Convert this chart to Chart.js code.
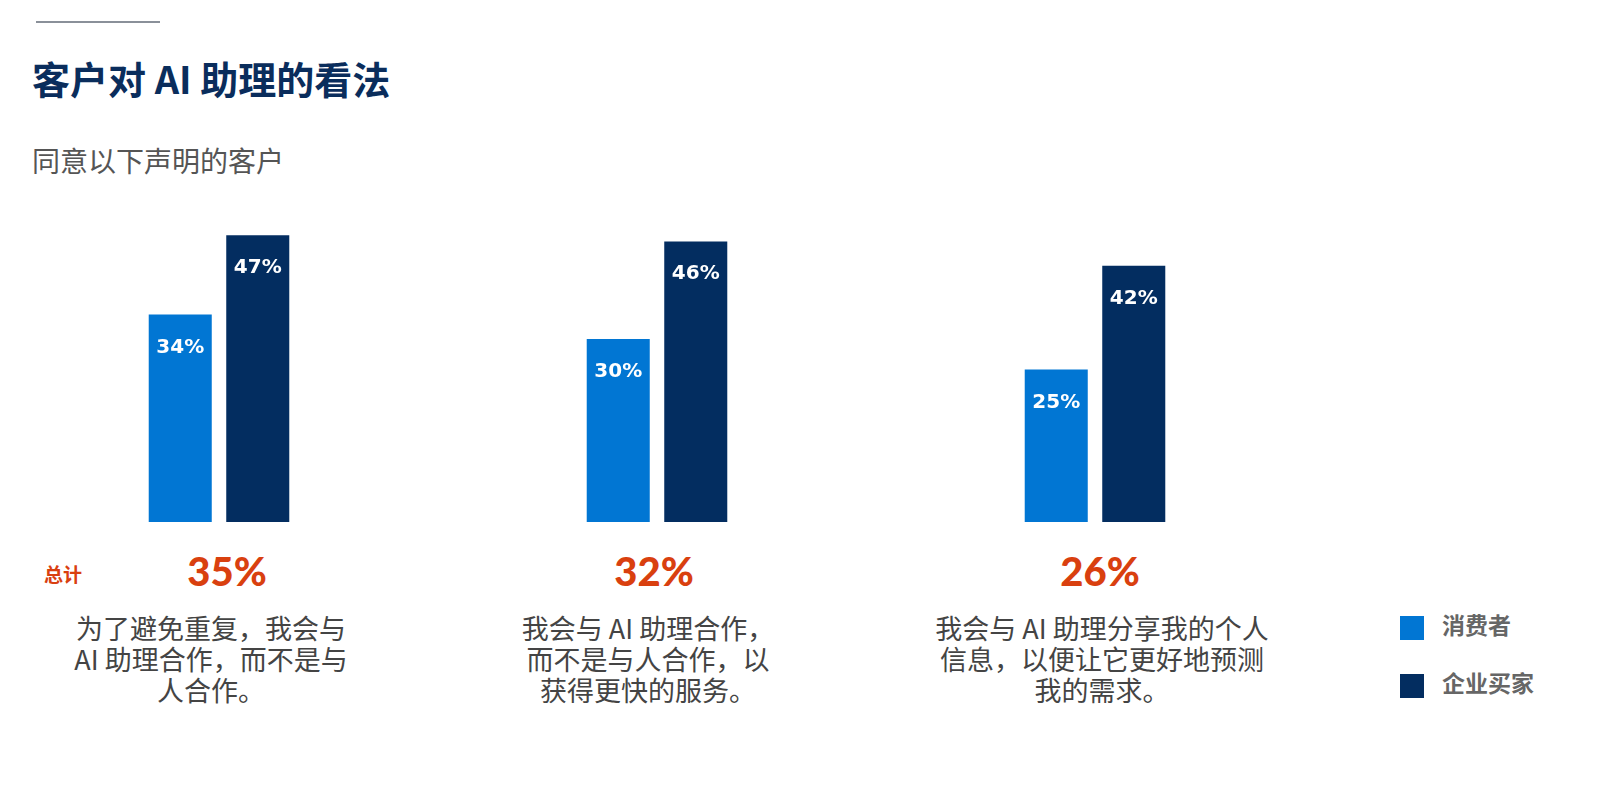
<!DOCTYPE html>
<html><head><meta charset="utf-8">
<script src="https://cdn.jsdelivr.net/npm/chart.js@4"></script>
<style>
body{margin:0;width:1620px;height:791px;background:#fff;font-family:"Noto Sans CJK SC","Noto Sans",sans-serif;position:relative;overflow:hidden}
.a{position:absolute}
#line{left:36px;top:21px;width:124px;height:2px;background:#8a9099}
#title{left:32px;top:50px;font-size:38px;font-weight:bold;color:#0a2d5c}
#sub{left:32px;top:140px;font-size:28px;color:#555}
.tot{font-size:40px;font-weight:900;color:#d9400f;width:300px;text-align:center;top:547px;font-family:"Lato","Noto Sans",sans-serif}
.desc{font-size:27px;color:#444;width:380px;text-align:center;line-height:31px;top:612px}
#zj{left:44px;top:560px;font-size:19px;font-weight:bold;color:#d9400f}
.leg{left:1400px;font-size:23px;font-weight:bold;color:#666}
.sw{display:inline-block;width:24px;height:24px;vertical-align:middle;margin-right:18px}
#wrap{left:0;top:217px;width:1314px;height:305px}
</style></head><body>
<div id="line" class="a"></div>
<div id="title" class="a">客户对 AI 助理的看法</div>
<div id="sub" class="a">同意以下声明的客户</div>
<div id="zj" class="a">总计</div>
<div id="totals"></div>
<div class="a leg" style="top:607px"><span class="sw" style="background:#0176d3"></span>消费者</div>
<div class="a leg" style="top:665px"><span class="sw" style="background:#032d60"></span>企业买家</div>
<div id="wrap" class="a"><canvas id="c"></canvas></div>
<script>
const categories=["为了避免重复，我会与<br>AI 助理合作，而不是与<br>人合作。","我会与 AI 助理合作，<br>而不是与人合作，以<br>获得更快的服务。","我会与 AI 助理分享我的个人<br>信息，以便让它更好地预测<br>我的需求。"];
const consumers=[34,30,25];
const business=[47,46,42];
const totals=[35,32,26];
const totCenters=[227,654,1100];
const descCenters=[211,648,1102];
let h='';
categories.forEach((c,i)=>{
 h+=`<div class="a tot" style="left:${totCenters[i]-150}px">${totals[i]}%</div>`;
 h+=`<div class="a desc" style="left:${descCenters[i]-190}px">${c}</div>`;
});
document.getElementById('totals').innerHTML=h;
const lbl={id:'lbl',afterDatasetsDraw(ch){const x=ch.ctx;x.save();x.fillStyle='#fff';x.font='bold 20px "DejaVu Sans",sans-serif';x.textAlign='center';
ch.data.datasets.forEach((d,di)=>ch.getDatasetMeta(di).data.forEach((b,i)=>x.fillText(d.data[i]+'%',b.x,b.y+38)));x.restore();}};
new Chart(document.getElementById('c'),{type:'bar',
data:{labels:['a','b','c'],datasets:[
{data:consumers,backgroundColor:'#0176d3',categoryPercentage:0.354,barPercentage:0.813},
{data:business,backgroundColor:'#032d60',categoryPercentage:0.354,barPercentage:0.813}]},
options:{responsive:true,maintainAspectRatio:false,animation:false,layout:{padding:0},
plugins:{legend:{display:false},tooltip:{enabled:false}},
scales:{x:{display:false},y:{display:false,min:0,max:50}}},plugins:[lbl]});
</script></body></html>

# Task directions
Print the complete listing exactly, apart from any pictures.

# Written solution
Convert this chart to Chart.js code.
<!DOCTYPE html>
<html><head><meta charset="utf-8">
<script src="https://cdn.jsdelivr.net/npm/chart.js@4"></script>
<style>
body{margin:0;width:1620px;height:791px;background:#fff;font-family:"Noto Sans CJK SC","Noto Sans",sans-serif;position:relative;overflow:hidden}
.a{position:absolute}
#line{left:36px;top:21px;width:124px;height:2px;background:#8a9099}
#title{left:32px;top:50px;font-size:38px;font-weight:bold;color:#0a2d5c}
#sub{left:32px;top:140px;font-size:28px;color:#555}
.tot{font-size:40px;font-weight:900;color:#d9400f;width:300px;text-align:center;top:547px;font-family:"Lato","Noto Sans",sans-serif}
.desc{font-size:27px;color:#444;width:380px;text-align:center;line-height:31px;top:612px}
#zj{left:44px;top:560px;font-size:19px;font-weight:bold;color:#d9400f}
.leg{left:1400px;font-size:23px;font-weight:bold;color:#666}
.sw{display:inline-block;width:24px;height:24px;vertical-align:middle;margin-right:18px}
#wrap{left:0;top:217px;width:1314px;height:305px}
</style></head><body>
<div id="line" class="a"></div>
<div id="title" class="a">客户对 AI 助理的看法</div>
<div id="sub" class="a">同意以下声明的客户</div>
<div id="zj" class="a">总计</div>
<div id="totals"></div>
<div class="a leg" style="top:607px"><span class="sw" style="background:#0176d3"></span>消费者</div>
<div class="a leg" style="top:665px"><span class="sw" style="background:#032d60"></span>企业买家</div>
<div id="wrap" class="a"><canvas id="c"></canvas></div>
<script>
const categories=["为了避免重复，我会与<br>AI 助理合作，而不是与<br>人合作。","我会与 AI 助理合作，<br>而不是与人合作，以<br>获得更快的服务。","我会与 AI 助理分享我的个人<br>信息，以便让它更好地预测<br>我的需求。"];
const consumers=[34,30,25];
const business=[47,46,42];
const totals=[35,32,26];
const totCenters=[227,654,1100];
const descCenters=[211,648,1102];
let h='';
categories.forEach((c,i)=>{
 h+=`<div class="a tot" style="left:${totCenters[i]-150}px">${totals[i]}%</div>`;
 h+=`<div class="a desc" style="left:${descCenters[i]-190}px">${c}</div>`;
});
document.getElementById('totals').innerHTML=h;
const lbl={id:'lbl',afterDatasetsDraw(ch){const x=ch.ctx;x.save();x.fillStyle='#fff';x.font='bold 20px "DejaVu Sans",sans-serif';x.textAlign='center';
ch.data.datasets.forEach((d,di)=>ch.getDatasetMeta(di).data.forEach((b,i)=>x.fillText(d.data[i]+'%',b.x,b.y+38)));x.restore();}};
new Chart(document.getElementById('c'),{type:'bar',
data:{labels:['a','b','c'],datasets:[
{data:consumers,backgroundColor:'#0176d3',categoryPercentage:0.354,barPercentage:0.813},
{data:business,backgroundColor:'#032d60',categoryPercentage:0.354,barPercentage:0.813}]},
options:{responsive:true,maintainAspectRatio:false,animation:false,layout:{padding:0},
plugins:{legend:{display:false},tooltip:{enabled:false}},
scales:{x:{display:false},y:{display:false,min:0,max:50}}},plugins:[lbl]});
</script></body></html>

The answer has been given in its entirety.